EXERCISE BRIEF:
Produce a word-for-word copy of the listing below without its pictures.

DATA EXCERPT:
....

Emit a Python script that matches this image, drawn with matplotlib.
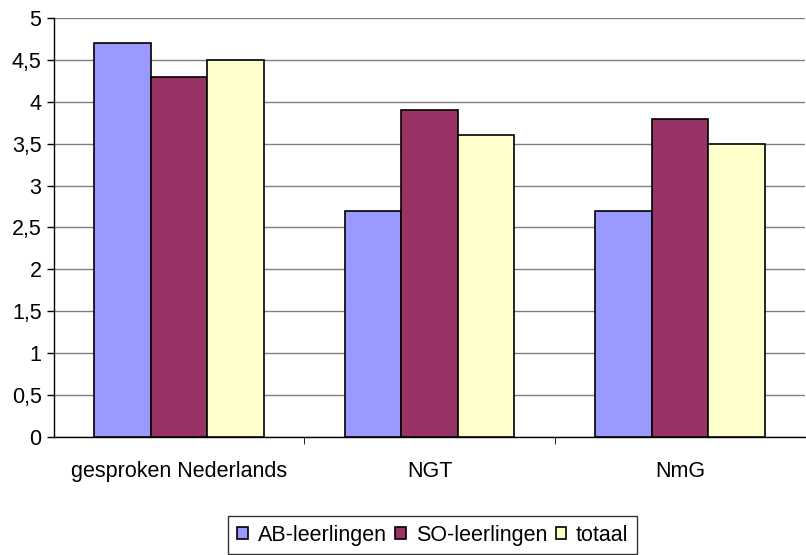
import matplotlib
matplotlib.use("Agg")
import matplotlib.pyplot as plt
import numpy as np

categories = ["gesproken Nederlands", "NGT", "NmG"]
series_names = ["AB-leerlingen", "SO-leerlingen", "totaal"]
ab_values = [4.7, 2.7, 2.7]
so_values = [4.3, 3.9, 3.8]
totaal_values = [4.5, 3.6, 3.5]
colors = ["#9999ff", "#993366", "#ffffcc"]
yticks = [0, 0.5, 1, 1.5, 2, 2.5, 3, 3.5, 4, 4.5, 5]
ytick_labels = ["0", "0,5", "1", "1,5", "2", "2,5", "3", "3,5", "4", "4,5", "5"]

plt.rcParams["font.family"] = ["Liberation Sans", "DejaVu Sans"]
fs = 15.5

fig = plt.figure(figsize=(8.06, 5.55), dpi=100)
ax = fig.add_axes([0.0670, 0.2126, 0.9320, 0.7550])

x = np.arange(len(categories))
w = 0.226
for i, (vals, name) in enumerate(zip([ab_values, so_values, totaal_values], series_names)):
    ax.bar(x + (i - 1) * w, vals, width=w, color=colors[i], edgecolor="black",
           linewidth=1.2, label=name, zorder=3)

ax.set_xlim(-0.5, len(categories) - 0.5)
ax.set_ylim(0, 5)
ax.set_yticks(yticks)
ax.set_yticklabels(ytick_labels, fontsize=fs)
ax.yaxis.grid(True, color="#808080", linewidth=1, zorder=0)

ax.set_xticks(x)
ax.set_xticklabels(categories, fontsize=fs)
ax.tick_params(axis="x", length=0, pad=17)
ax.set_xticks([0.5, 1.5], minor=True)
ax.tick_params(axis="x", which="minor", length=5, direction="out")
ax.tick_params(axis="y", length=5, direction="out", width=1, pad=4)

for side in ["top", "right"]:
    ax.spines[side].set_visible(False)
ax.spines["left"].set_linewidth(1)
ax.spines["bottom"].set_linewidth(1)

leg = fig.legend(loc="center", bbox_to_anchor=(0.537, 0.036), ncol=3, fontsize=fs,
                 frameon=True, fancybox=False, edgecolor="black",
                 handlelength=0.5, handleheight=0.5, handletextpad=0.45,
                 columnspacing=0.4, borderpad=0.4)
leg.get_frame().set_linewidth(1)

fig.savefig("out.png", dpi=100)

....

WORKED SOLUTION:
Emit a Python script that matches this image, drawn with matplotlib.
import matplotlib
matplotlib.use("Agg")
import matplotlib.pyplot as plt
import numpy as np

categories = ["gesproken Nederlands", "NGT", "NmG"]
series_names = ["AB-leerlingen", "SO-leerlingen", "totaal"]
ab_values = [4.7, 2.7, 2.7]
so_values = [4.3, 3.9, 3.8]
totaal_values = [4.5, 3.6, 3.5]
colors = ["#9999ff", "#993366", "#ffffcc"]
yticks = [0, 0.5, 1, 1.5, 2, 2.5, 3, 3.5, 4, 4.5, 5]
ytick_labels = ["0", "0,5", "1", "1,5", "2", "2,5", "3", "3,5", "4", "4,5", "5"]

plt.rcParams["font.family"] = ["Liberation Sans", "DejaVu Sans"]
fs = 15.5

fig = plt.figure(figsize=(8.06, 5.55), dpi=100)
ax = fig.add_axes([0.0670, 0.2126, 0.9320, 0.7550])

x = np.arange(len(categories))
w = 0.226
for i, (vals, name) in enumerate(zip([ab_values, so_values, totaal_values], series_names)):
    ax.bar(x + (i - 1) * w, vals, width=w, color=colors[i], edgecolor="black",
           linewidth=1.2, label=name, zorder=3)

ax.set_xlim(-0.5, len(categories) - 0.5)
ax.set_ylim(0, 5)
ax.set_yticks(yticks)
ax.set_yticklabels(ytick_labels, fontsize=fs)
ax.yaxis.grid(True, color="#808080", linewidth=1, zorder=0)

ax.set_xticks(x)
ax.set_xticklabels(categories, fontsize=fs)
ax.tick_params(axis="x", length=0, pad=17)
ax.set_xticks([0.5, 1.5], minor=True)
ax.tick_params(axis="x", which="minor", length=5, direction="out")
ax.tick_params(axis="y", length=5, direction="out", width=1, pad=4)

for side in ["top", "right"]:
    ax.spines[side].set_visible(False)
ax.spines["left"].set_linewidth(1)
ax.spines["bottom"].set_linewidth(1)

leg = fig.legend(loc="center", bbox_to_anchor=(0.537, 0.036), ncol=3, fontsize=fs,
                 frameon=True, fancybox=False, edgecolor="black",
                 handlelength=0.5, handleheight=0.5, handletextpad=0.45,
                 columnspacing=0.4, borderpad=0.4)
leg.get_frame().set_linewidth(1)

fig.savefig("out.png", dpi=100)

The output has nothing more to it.